Requirements =
Your answer should be a single number: the count of lines that hold the word "with".

Provided material =
--- Begin ---

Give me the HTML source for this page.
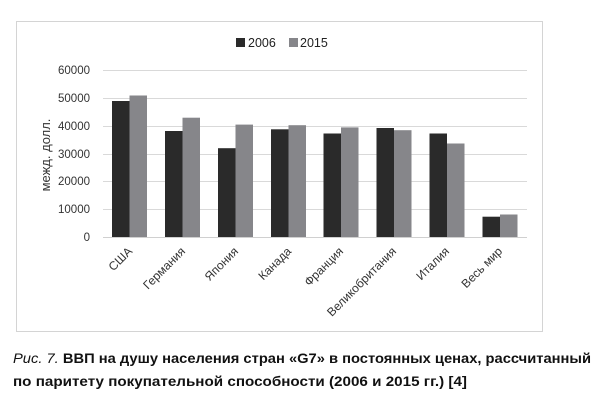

--- End ---
--- Begin ---

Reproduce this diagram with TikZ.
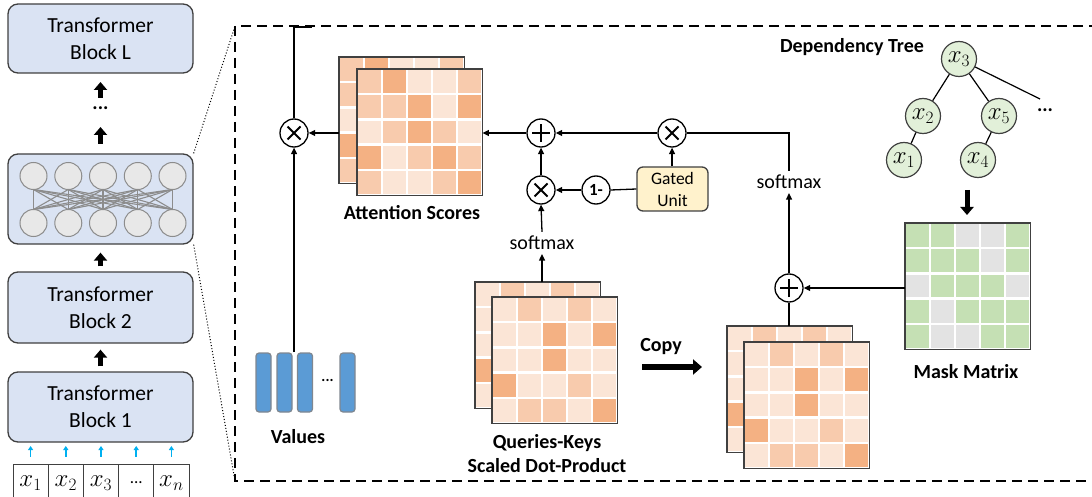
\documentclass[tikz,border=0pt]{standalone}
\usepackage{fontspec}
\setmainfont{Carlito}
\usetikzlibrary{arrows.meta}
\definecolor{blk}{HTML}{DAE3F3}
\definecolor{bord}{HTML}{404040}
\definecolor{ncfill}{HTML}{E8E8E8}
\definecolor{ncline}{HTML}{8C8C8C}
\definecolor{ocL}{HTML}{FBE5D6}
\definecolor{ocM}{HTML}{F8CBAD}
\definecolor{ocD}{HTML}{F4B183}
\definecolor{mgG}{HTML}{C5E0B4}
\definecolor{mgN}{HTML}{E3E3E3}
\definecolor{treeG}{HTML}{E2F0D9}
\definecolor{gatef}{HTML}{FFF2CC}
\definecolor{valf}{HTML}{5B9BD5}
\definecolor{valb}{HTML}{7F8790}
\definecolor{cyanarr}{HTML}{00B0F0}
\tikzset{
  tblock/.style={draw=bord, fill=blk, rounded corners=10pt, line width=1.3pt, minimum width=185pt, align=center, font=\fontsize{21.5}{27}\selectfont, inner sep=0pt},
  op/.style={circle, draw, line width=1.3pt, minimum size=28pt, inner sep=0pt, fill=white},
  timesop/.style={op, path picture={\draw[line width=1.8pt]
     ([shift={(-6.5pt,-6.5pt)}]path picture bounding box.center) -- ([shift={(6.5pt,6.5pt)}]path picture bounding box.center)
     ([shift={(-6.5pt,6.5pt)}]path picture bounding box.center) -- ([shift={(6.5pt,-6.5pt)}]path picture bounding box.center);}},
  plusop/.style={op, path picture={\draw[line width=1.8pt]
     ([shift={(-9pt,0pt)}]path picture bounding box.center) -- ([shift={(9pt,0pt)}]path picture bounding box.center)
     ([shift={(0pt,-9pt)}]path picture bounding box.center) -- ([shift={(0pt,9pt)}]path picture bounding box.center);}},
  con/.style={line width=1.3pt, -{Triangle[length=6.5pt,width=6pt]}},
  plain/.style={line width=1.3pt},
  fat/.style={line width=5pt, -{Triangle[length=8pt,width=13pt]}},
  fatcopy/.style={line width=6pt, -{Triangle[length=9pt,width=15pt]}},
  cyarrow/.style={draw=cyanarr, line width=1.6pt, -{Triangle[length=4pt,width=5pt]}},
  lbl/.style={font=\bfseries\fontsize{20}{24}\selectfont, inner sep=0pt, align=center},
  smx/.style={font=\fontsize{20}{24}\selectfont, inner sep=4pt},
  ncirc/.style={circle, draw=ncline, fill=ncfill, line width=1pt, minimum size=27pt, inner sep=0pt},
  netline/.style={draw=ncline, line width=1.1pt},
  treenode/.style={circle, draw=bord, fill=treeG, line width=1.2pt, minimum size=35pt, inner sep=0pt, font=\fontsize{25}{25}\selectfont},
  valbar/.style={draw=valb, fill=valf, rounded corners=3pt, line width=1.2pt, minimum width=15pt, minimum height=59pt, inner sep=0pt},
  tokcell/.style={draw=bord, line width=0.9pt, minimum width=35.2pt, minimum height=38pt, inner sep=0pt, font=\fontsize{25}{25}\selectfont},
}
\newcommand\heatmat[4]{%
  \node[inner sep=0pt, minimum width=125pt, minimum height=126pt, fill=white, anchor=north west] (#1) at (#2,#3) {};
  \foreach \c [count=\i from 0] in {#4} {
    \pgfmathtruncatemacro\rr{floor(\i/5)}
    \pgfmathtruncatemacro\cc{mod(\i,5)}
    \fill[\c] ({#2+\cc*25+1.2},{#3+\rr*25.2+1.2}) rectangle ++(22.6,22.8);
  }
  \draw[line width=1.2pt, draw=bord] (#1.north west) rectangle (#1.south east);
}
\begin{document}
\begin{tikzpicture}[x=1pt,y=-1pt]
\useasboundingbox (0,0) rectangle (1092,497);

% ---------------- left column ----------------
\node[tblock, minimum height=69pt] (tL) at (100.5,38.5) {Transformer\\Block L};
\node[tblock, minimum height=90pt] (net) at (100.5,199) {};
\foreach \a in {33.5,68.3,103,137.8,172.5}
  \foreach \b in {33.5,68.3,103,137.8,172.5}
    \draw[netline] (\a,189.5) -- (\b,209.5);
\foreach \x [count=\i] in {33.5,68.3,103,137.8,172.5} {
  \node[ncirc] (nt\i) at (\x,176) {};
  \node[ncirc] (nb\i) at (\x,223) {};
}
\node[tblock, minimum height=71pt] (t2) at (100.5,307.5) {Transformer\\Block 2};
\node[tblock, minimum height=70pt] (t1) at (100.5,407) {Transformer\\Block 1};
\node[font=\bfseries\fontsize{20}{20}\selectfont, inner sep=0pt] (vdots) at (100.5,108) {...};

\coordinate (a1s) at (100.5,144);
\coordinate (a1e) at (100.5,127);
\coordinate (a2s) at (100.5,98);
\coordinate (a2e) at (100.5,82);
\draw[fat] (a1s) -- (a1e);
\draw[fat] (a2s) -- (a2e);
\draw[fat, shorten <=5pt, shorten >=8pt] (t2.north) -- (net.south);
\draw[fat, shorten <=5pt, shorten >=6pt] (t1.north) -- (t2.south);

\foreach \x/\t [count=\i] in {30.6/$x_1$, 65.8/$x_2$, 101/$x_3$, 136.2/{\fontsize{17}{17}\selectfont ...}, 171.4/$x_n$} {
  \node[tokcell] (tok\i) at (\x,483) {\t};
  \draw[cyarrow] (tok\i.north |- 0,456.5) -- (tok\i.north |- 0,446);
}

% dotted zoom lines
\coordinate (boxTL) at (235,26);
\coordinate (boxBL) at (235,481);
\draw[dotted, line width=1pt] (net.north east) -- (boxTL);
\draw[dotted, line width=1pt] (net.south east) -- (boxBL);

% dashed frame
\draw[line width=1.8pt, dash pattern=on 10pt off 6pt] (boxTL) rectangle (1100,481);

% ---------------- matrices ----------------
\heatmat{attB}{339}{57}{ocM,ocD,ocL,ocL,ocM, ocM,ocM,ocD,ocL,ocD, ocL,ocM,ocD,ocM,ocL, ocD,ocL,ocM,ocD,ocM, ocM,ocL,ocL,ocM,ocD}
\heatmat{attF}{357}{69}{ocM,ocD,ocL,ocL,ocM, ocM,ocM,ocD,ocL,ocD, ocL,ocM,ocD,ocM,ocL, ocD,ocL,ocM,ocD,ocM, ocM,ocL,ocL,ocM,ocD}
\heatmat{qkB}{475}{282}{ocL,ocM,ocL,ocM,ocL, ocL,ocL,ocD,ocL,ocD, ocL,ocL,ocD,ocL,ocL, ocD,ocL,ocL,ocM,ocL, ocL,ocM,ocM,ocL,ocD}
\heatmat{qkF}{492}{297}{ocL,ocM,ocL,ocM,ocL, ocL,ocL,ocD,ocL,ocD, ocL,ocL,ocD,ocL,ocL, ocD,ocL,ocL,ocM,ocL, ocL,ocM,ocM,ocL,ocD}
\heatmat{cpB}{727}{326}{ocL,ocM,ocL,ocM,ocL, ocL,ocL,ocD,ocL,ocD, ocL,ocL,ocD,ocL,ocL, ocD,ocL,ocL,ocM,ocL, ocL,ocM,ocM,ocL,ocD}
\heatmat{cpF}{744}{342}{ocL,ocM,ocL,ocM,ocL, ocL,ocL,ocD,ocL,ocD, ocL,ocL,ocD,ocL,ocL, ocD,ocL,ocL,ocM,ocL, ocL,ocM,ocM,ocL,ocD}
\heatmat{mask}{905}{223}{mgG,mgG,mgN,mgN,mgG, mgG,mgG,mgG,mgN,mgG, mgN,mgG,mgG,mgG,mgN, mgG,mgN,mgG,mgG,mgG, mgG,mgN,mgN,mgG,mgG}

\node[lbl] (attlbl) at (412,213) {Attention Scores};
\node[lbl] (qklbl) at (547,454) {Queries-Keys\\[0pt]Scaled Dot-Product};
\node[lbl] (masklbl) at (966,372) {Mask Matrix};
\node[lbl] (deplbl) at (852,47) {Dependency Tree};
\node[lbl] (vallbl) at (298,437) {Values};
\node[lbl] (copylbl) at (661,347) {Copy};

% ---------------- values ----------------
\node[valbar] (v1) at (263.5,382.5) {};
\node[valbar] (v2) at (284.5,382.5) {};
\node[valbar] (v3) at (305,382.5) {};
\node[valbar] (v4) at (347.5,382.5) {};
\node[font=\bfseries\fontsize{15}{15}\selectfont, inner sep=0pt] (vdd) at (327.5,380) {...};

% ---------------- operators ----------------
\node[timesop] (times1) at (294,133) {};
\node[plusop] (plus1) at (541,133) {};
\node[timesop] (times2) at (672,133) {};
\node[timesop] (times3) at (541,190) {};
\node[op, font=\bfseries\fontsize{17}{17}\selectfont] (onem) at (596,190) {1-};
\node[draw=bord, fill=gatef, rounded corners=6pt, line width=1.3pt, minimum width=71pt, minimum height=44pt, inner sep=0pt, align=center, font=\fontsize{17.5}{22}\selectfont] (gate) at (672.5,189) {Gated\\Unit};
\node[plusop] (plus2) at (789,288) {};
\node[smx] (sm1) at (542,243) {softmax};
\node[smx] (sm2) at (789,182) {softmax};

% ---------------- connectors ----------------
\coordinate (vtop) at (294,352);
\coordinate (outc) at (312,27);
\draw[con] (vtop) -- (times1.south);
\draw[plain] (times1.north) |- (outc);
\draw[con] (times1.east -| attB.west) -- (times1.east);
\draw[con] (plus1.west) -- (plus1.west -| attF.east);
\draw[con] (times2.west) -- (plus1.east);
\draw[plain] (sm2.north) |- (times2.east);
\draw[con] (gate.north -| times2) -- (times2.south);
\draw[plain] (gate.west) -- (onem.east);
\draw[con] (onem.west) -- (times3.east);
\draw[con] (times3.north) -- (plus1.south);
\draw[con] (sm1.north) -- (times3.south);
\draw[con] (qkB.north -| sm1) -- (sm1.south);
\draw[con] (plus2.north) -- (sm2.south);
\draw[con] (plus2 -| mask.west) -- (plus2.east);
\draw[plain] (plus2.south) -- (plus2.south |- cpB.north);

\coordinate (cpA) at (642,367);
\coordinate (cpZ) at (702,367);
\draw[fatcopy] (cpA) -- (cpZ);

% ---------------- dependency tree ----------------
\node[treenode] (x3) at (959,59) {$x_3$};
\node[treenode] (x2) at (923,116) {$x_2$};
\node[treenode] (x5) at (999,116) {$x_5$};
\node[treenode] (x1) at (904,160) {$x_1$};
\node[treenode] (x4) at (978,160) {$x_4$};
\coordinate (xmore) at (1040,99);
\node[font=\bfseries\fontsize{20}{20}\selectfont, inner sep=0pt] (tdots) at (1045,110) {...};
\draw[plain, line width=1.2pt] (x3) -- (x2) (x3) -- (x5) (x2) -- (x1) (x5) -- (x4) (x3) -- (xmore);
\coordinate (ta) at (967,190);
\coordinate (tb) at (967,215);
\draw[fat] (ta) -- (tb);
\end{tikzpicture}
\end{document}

--- End ---
--- Begin ---

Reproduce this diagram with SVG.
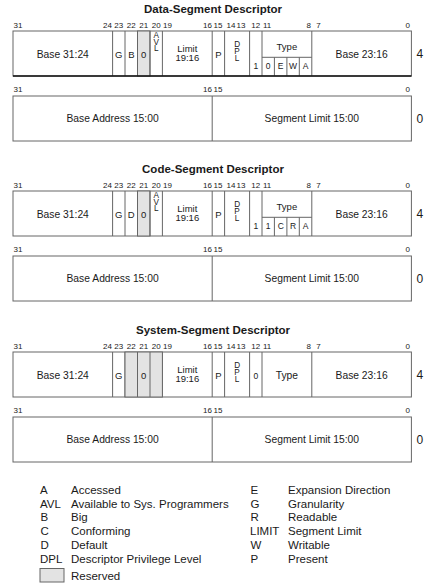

--- End ---

The solution =
2